Industrial stocks continued their descent this morning, dragging the FTSE 100 down sharply.

The capital’s premier index fell 0.31 per cent to 7,200.43 points during the opening session today.

Miners lined the fallers column, with Anglo America, Rio Tinto and BHP all dropping more than 3.40 per cent.

Concerns that embattled Chinese property giant Evergrande is likely to miss a bond payment deadline that will officially push it into default soured investor sentiment toward mining stocks.

China is the world’s largest consumer of metals and minerals, meaning a further clampdown from Beijing on the country’s heavily indebted real estate sector if Evergrande collapses is likely to weigh on global demand for miners’ output.

Danni Hewson, financial analyst at AJ Bell, said: “The FTSE 100 slipped in early trading on Thursday as China’s Evergrande crisis reared its ugly head again.” 

“The heavily indebted property developer failed to complete a key asset sale to leave it teetering amid fears of wider contagion from a potential collapse of the business.”

“This hit stocks with Chinese exposure, most notably the mining sector. China is the world’s biggest consumer of many metals and minerals.”
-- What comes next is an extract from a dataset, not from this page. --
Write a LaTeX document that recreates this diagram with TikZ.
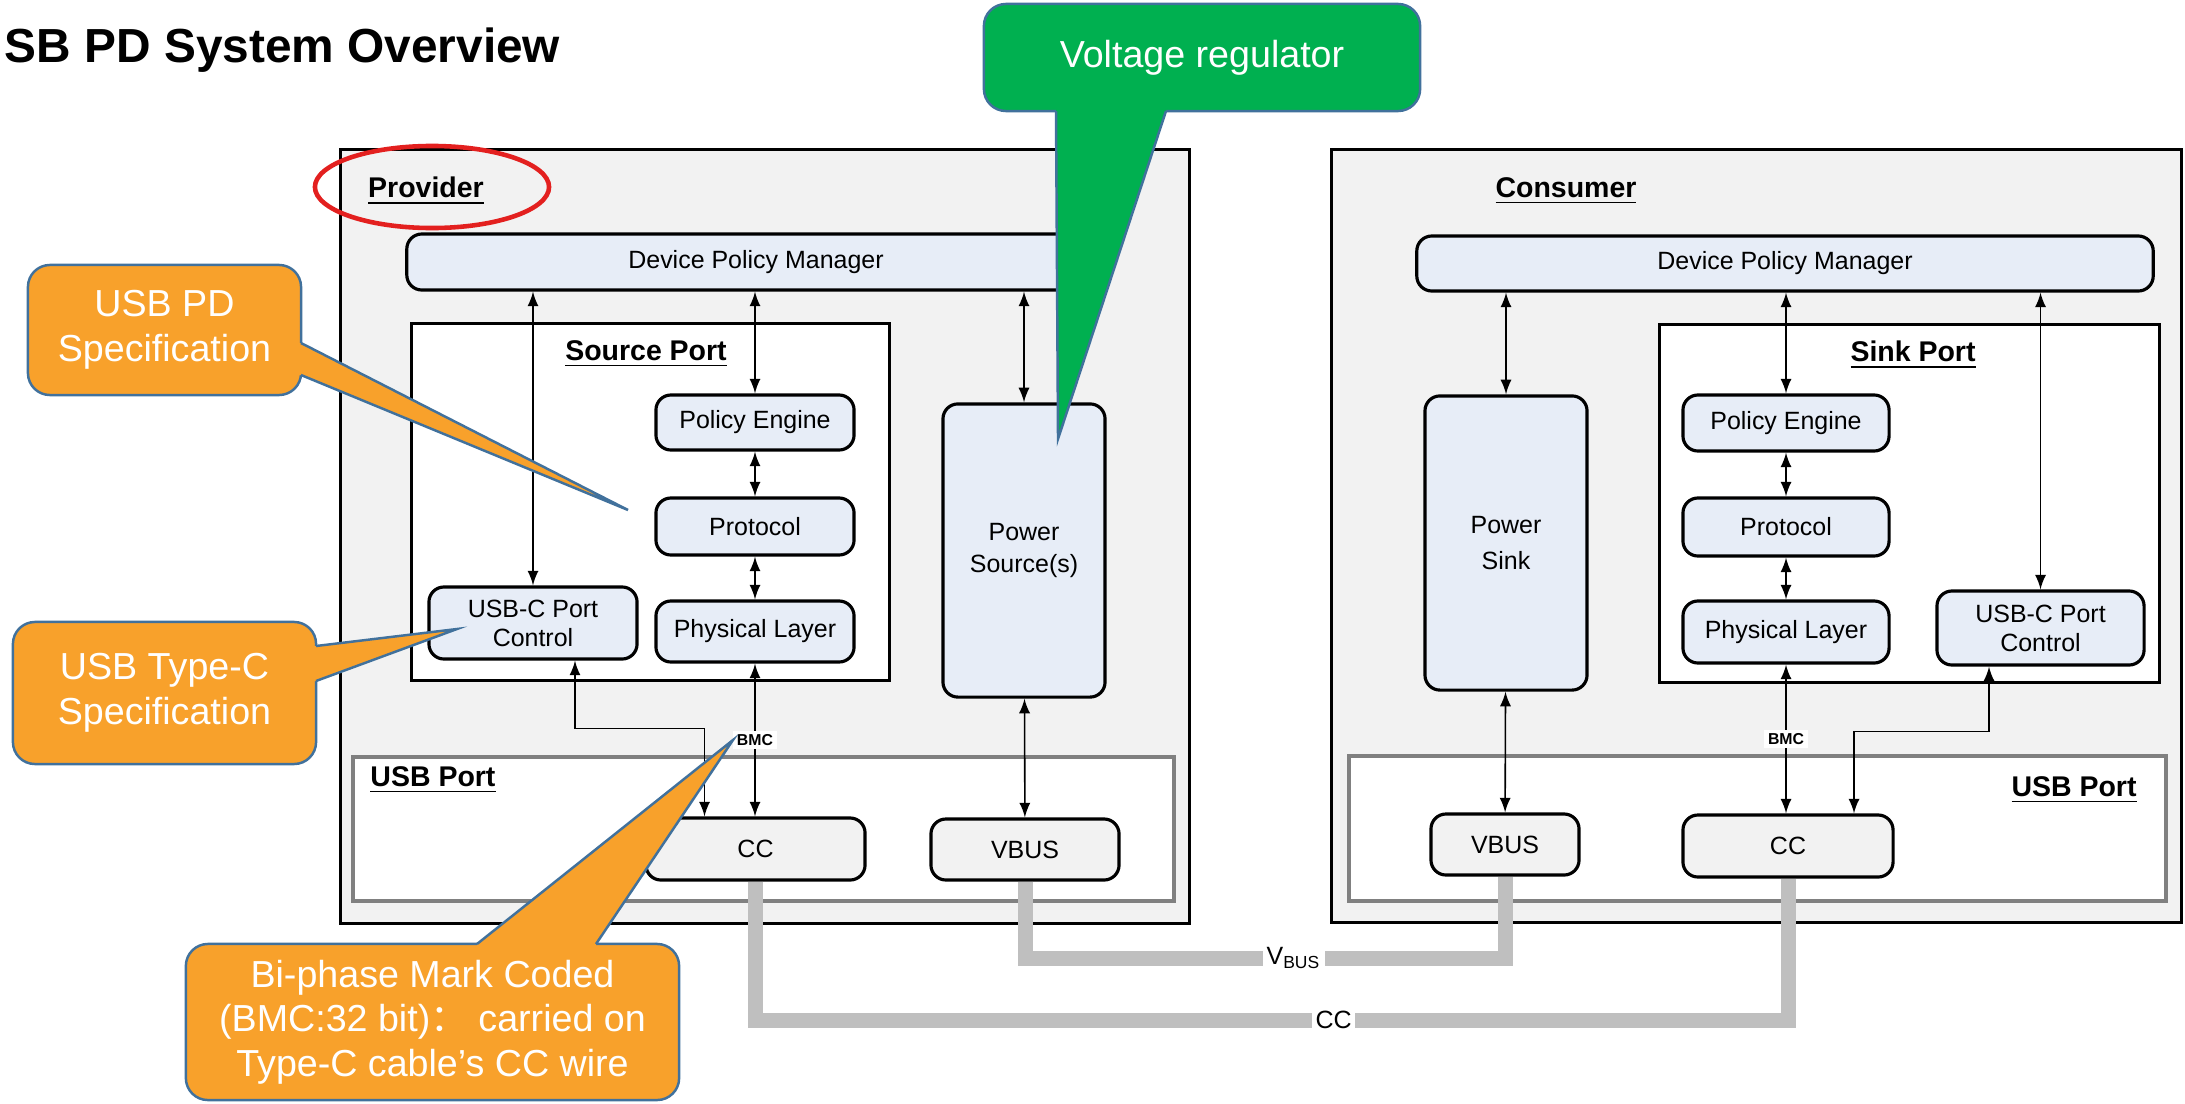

Banking stocks also weighed the FTSE 100 down, with Lloyds and NatWest dipping 2.19 per cent and 1.81 per cent respectively.

The falls came as Barclays posted its strongest ever third quarter year to date profits, driven by a strong performance in its investment banking division.

Other British banking giants have reduced investment banking activity, indicating their third quarter earnings will be weak compared to Barclays.

The mid-cap FTSE 250 edged up 0.06 per cent, led higher by cybersecurity firm Darktrace jumping 3.84 per cent.

The pound weakened 0.22 per cent against the greenback to buy $1.3793.